--- Begin ---
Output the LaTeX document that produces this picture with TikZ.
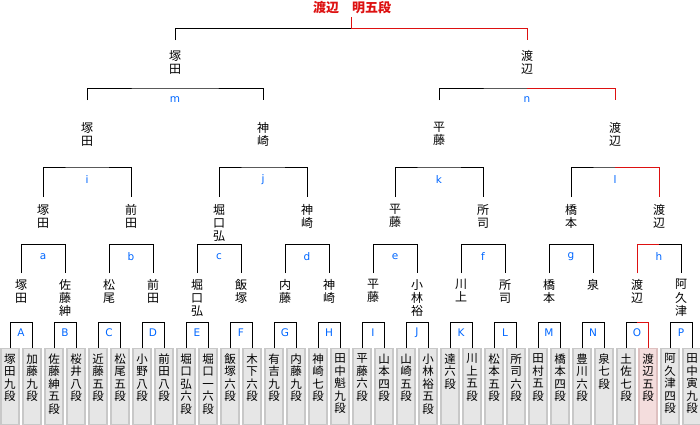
\documentclass[tikz,border=0pt]{standalone}
\usepackage{fontspec}
\setmainfont{Noto Sans CJK JP}
\newfontfamily\lblfont{DejaVu Sans}
\definecolor{wred}{RGB}{221,17,17}
\definecolor{lblblue}{RGB}{0,102,255}
\definecolor{boxfill}{RGB}{230,230,230}
\definecolor{boxline}{RGB}{200,200,200}
\definecolor{hifill}{RGB}{244,221,221}
\definecolor{hiline}{RGB}{222,192,192}
\tikzset{
  ln/.style={line width=1pt, draw=black},
  rd/.style={line width=1pt, draw=wred},
  box/.style={draw=boxline, fill=boxfill, line width=1.2pt, minimum width=18pt, minimum height=76pt, inner sep=0pt, anchor=north},
  hbox/.style={box, draw=hiline, fill=hifill},
  btxt/.style={font=\fontsize{11.5}{12.5}\selectfont, align=center, inner sep=0pt, anchor=north},
  nm/.style={font=\fontsize{12}{13.2}\selectfont, align=center, inner sep=0pt, anchor=north},
  lbl/.style={font=\lblfont\fontsize{10.5}{11}\selectfont, text=lblblue, inner sep=0pt},
  ttl/.style={font=\bfseries\fontsize{13}{14}\selectfont, text=wred, inner sep=0pt},
}
\begin{document}
\begin{tikzpicture}[x=1pt,y=-1pt]
\useasboundingbox (0,0) rectangle (700,424);
% player boxes
\foreach \n [count=\i from 0] in {
  {塚\\田\\九\\段},{加\\藤\\九\\段},{佐\\藤\\紳\\五\\段},{桜\\井\\八\\段},
  {近\\藤\\五\\段},{松\\尾\\五\\段},{小\\野\\八\\段},{前\\田\\八\\段},
  {堀\\口\\弘\\六\\段},{堀\\口\\一\\六\\段},{飯\\塚\\六\\段},{木\\下\\六\\段},
  {有\\吉\\九\\段},{内\\藤\\九\\段},{神\\崎\\七\\段},{田\\中\\魁\\九\\段},
  {平\\藤\\六\\段},{山\\本\\四\\段},{山\\崎\\五\\段},{小\\林\\裕\\五\\段},
  {達\\六\\段},{川\\上\\五\\段},{松\\本\\五\\段},{所\\司\\六\\段},
  {田\\村\\五\\段},{橋\\本\\四\\段},{豊\\川\\六\\段},{泉\\七\\段},
  {土\\佐\\七\\段},{渡\\辺\\五\\段},{阿\\久\\津\\四\\段},{田\\中\\寅\\九\\段}}{
  \ifnum\i=29
    \node[hbox] (p\i) at (10+22*\i, 347.5) {};
  \else
    \node[box] (p\i) at (10+22*\i, 347.5) {};
  \fi
  \node[btxt] (t\i) at (10+22*\i, 353.5) {\n};
}
% level 1 brackets A..P
\foreach \lab [count=\k from 0] in {A,B,C,D,E,F,G,H,I,J,K,L,M,N,O,P}{
  \pgfmathtruncatemacro\l{2*\k}
  \pgfmathtruncatemacro\r{2*\k+1}
  \coordinate (c1-\k) at (21+44*\k, 322.5);
  \draw[ln] (p\l.north) |- (c1-\k) -| (p\r.north);
  \node[lbl] (L1-\k) at (21+44*\k, 333) {\lab};
}
\draw[rd] (c1-14) -| (p29.north);
% level 1 winners
\foreach \n [count=\k from 0] in {
  {塚\\田},{佐\\藤\\紳},{松\\尾},{前\\田},{堀\\口\\弘},{飯\\塚},{内\\藤},{神\\崎},
  {平\\藤},{小\\林\\裕},{川\\上},{所\\司},{橋\\本},{泉},{渡\\辺},{阿\\久\\津}}{
  \node[nm] (w1-\k) at (21+44*\k, 279) {\n};
}
% level 2 brackets a..h
\foreach \lab [count=\k from 0] in {a,b,c,d,e,f,g,h}{
  \pgfmathtruncatemacro\l{2*\k}
  \pgfmathtruncatemacro\r{2*\k+1}
  \coordinate (c2-\k) at (43+88*\k, 244.5);
  \draw[ln] ([yshift=6pt]w1-\l.north) |- (c2-\k) -| ([yshift=6pt]w1-\r.north);
  \node[lbl] (L2-\k) at (43+88*\k, 257) {\lab};
}
\draw[rd] ([yshift=6pt]w1-14.north) |- (c2-7);
% level 2 winners
\foreach \n [count=\k from 0] in {
  {塚\\田},{前\\田},{堀\\口\\弘},{神\\崎},{平\\藤},{所\\司},{橋\\本},{渡\\辺}}{
  \node[nm] (w2-\k) at (43+88*\k, 204) {\n};
}
% level 3 brackets i..l
\foreach \lab [count=\k from 0] in {i,j,k,l}{
  \pgfmathtruncatemacro\l{2*\k}
  \pgfmathtruncatemacro\r{2*\k+1}
  \coordinate (c3-\k) at (87+176*\k, 167);
  \draw[ln] ([yshift=7pt]w2-\l.north) |- (c3-\k) -| ([yshift=7pt]w2-\r.north);
  \node[lbl] (L3-\k) at (87+176*\k, 180) {\lab};
}
\draw[rd] (c3-3) -| ([yshift=7pt]w2-7.north);
% level 3 winners
\foreach \n [count=\k from 0] in {{塚\\田},{神\\崎},{平\\藤},{渡\\辺}}{
  \node[nm] (w3-\k) at (87+176*\k, 122) {\n};
}
% level 4 brackets m, n
\foreach \lab [count=\k from 0] in {m,n}{
  \pgfmathtruncatemacro\l{2*\k}
  \pgfmathtruncatemacro\r{2*\k+1}
  \coordinate (c4-\k) at (175+352*\k, 88);
  \draw[ln] ([yshift=22pt]w3-\l.north) |- (c4-\k) -| ([yshift=22pt]w3-\r.north);
  \node[lbl] (L4-\k) at (175+352*\k, 100) {\lab};
}
\draw[rd] (c4-1) -| ([yshift=22pt]w3-3.north);
% level 4 winners
\node[nm] (w4-0) at (175, 50) {塚\\田};
\node[nm] (w4-1) at (527, 50) {渡\\辺};
% final
\coordinate (c5) at (351, 28);
\coordinate (top) at (351, 17);
\draw[ln] ([yshift=10pt]w4-0.north) |- (c5);
\draw[rd] (c5) -| ([yshift=10pt]w4-1.north);
\draw[rd] (c5) -- (top);
\node[ttl] (title) at (352, 8) {渡辺　明五段};
\end{tikzpicture}
\end{document}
--- End ---
* **DO THIS**
Repeat the data exactly, without the pictures.

* **OUTPUT FOR THIS EXERCISE**
Output the LaTeX document that produces this picture with TikZ.
\documentclass[tikz,border=0pt]{standalone}
\usepackage{fontspec}
\setmainfont{Noto Sans CJK JP}
\newfontfamily\lblfont{DejaVu Sans}
\definecolor{wred}{RGB}{221,17,17}
\definecolor{lblblue}{RGB}{0,102,255}
\definecolor{boxfill}{RGB}{230,230,230}
\definecolor{boxline}{RGB}{200,200,200}
\definecolor{hifill}{RGB}{244,221,221}
\definecolor{hiline}{RGB}{222,192,192}
\tikzset{
  ln/.style={line width=1pt, draw=black},
  rd/.style={line width=1pt, draw=wred},
  box/.style={draw=boxline, fill=boxfill, line width=1.2pt, minimum width=18pt, minimum height=76pt, inner sep=0pt, anchor=north},
  hbox/.style={box, draw=hiline, fill=hifill},
  btxt/.style={font=\fontsize{11.5}{12.5}\selectfont, align=center, inner sep=0pt, anchor=north},
  nm/.style={font=\fontsize{12}{13.2}\selectfont, align=center, inner sep=0pt, anchor=north},
  lbl/.style={font=\lblfont\fontsize{10.5}{11}\selectfont, text=lblblue, inner sep=0pt},
  ttl/.style={font=\bfseries\fontsize{13}{14}\selectfont, text=wred, inner sep=0pt},
}
\begin{document}
\begin{tikzpicture}[x=1pt,y=-1pt]
\useasboundingbox (0,0) rectangle (700,424);
% player boxes
\foreach \n [count=\i from 0] in {
  {塚\\田\\九\\段},{加\\藤\\九\\段},{佐\\藤\\紳\\五\\段},{桜\\井\\八\\段},
  {近\\藤\\五\\段},{松\\尾\\五\\段},{小\\野\\八\\段},{前\\田\\八\\段},
  {堀\\口\\弘\\六\\段},{堀\\口\\一\\六\\段},{飯\\塚\\六\\段},{木\\下\\六\\段},
  {有\\吉\\九\\段},{内\\藤\\九\\段},{神\\崎\\七\\段},{田\\中\\魁\\九\\段},
  {平\\藤\\六\\段},{山\\本\\四\\段},{山\\崎\\五\\段},{小\\林\\裕\\五\\段},
  {達\\六\\段},{川\\上\\五\\段},{松\\本\\五\\段},{所\\司\\六\\段},
  {田\\村\\五\\段},{橋\\本\\四\\段},{豊\\川\\六\\段},{泉\\七\\段},
  {土\\佐\\七\\段},{渡\\辺\\五\\段},{阿\\久\\津\\四\\段},{田\\中\\寅\\九\\段}}{
  \ifnum\i=29
    \node[hbox] (p\i) at (10+22*\i, 347.5) {};
  \else
    \node[box] (p\i) at (10+22*\i, 347.5) {};
  \fi
  \node[btxt] (t\i) at (10+22*\i, 353.5) {\n};
}
% level 1 brackets A..P
\foreach \lab [count=\k from 0] in {A,B,C,D,E,F,G,H,I,J,K,L,M,N,O,P}{
  \pgfmathtruncatemacro\l{2*\k}
  \pgfmathtruncatemacro\r{2*\k+1}
  \coordinate (c1-\k) at (21+44*\k, 322.5);
  \draw[ln] (p\l.north) |- (c1-\k) -| (p\r.north);
  \node[lbl] (L1-\k) at (21+44*\k, 333) {\lab};
}
\draw[rd] (c1-14) -| (p29.north);
% level 1 winners
\foreach \n [count=\k from 0] in {
  {塚\\田},{佐\\藤\\紳},{松\\尾},{前\\田},{堀\\口\\弘},{飯\\塚},{内\\藤},{神\\崎},
  {平\\藤},{小\\林\\裕},{川\\上},{所\\司},{橋\\本},{泉},{渡\\辺},{阿\\久\\津}}{
  \node[nm] (w1-\k) at (21+44*\k, 279) {\n};
}
% level 2 brackets a..h
\foreach \lab [count=\k from 0] in {a,b,c,d,e,f,g,h}{
  \pgfmathtruncatemacro\l{2*\k}
  \pgfmathtruncatemacro\r{2*\k+1}
  \coordinate (c2-\k) at (43+88*\k, 244.5);
  \draw[ln] ([yshift=6pt]w1-\l.north) |- (c2-\k) -| ([yshift=6pt]w1-\r.north);
  \node[lbl] (L2-\k) at (43+88*\k, 257) {\lab};
}
\draw[rd] ([yshift=6pt]w1-14.north) |- (c2-7);
% level 2 winners
\foreach \n [count=\k from 0] in {
  {塚\\田},{前\\田},{堀\\口\\弘},{神\\崎},{平\\藤},{所\\司},{橋\\本},{渡\\辺}}{
  \node[nm] (w2-\k) at (43+88*\k, 204) {\n};
}
% level 3 brackets i..l
\foreach \lab [count=\k from 0] in {i,j,k,l}{
  \pgfmathtruncatemacro\l{2*\k}
  \pgfmathtruncatemacro\r{2*\k+1}
  \coordinate (c3-\k) at (87+176*\k, 167);
  \draw[ln] ([yshift=7pt]w2-\l.north) |- (c3-\k) -| ([yshift=7pt]w2-\r.north);
  \node[lbl] (L3-\k) at (87+176*\k, 180) {\lab};
}
\draw[rd] (c3-3) -| ([yshift=7pt]w2-7.north);
% level 3 winners
\foreach \n [count=\k from 0] in {{塚\\田},{神\\崎},{平\\藤},{渡\\辺}}{
  \node[nm] (w3-\k) at (87+176*\k, 122) {\n};
}
% level 4 brackets m, n
\foreach \lab [count=\k from 0] in {m,n}{
  \pgfmathtruncatemacro\l{2*\k}
  \pgfmathtruncatemacro\r{2*\k+1}
  \coordinate (c4-\k) at (175+352*\k, 88);
  \draw[ln] ([yshift=22pt]w3-\l.north) |- (c4-\k) -| ([yshift=22pt]w3-\r.north);
  \node[lbl] (L4-\k) at (175+352*\k, 100) {\lab};
}
\draw[rd] (c4-1) -| ([yshift=22pt]w3-3.north);
% level 4 winners
\node[nm] (w4-0) at (175, 50) {塚\\田};
\node[nm] (w4-1) at (527, 50) {渡\\辺};
% final
\coordinate (c5) at (351, 28);
\coordinate (top) at (351, 17);
\draw[ln] ([yshift=10pt]w4-0.north) |- (c5);
\draw[rd] (c5) -| ([yshift=10pt]w4-1.north);
\draw[rd] (c5) -- (top);
\node[ttl] (title) at (352, 8) {渡辺　明五段};
\end{tikzpicture}
\end{document}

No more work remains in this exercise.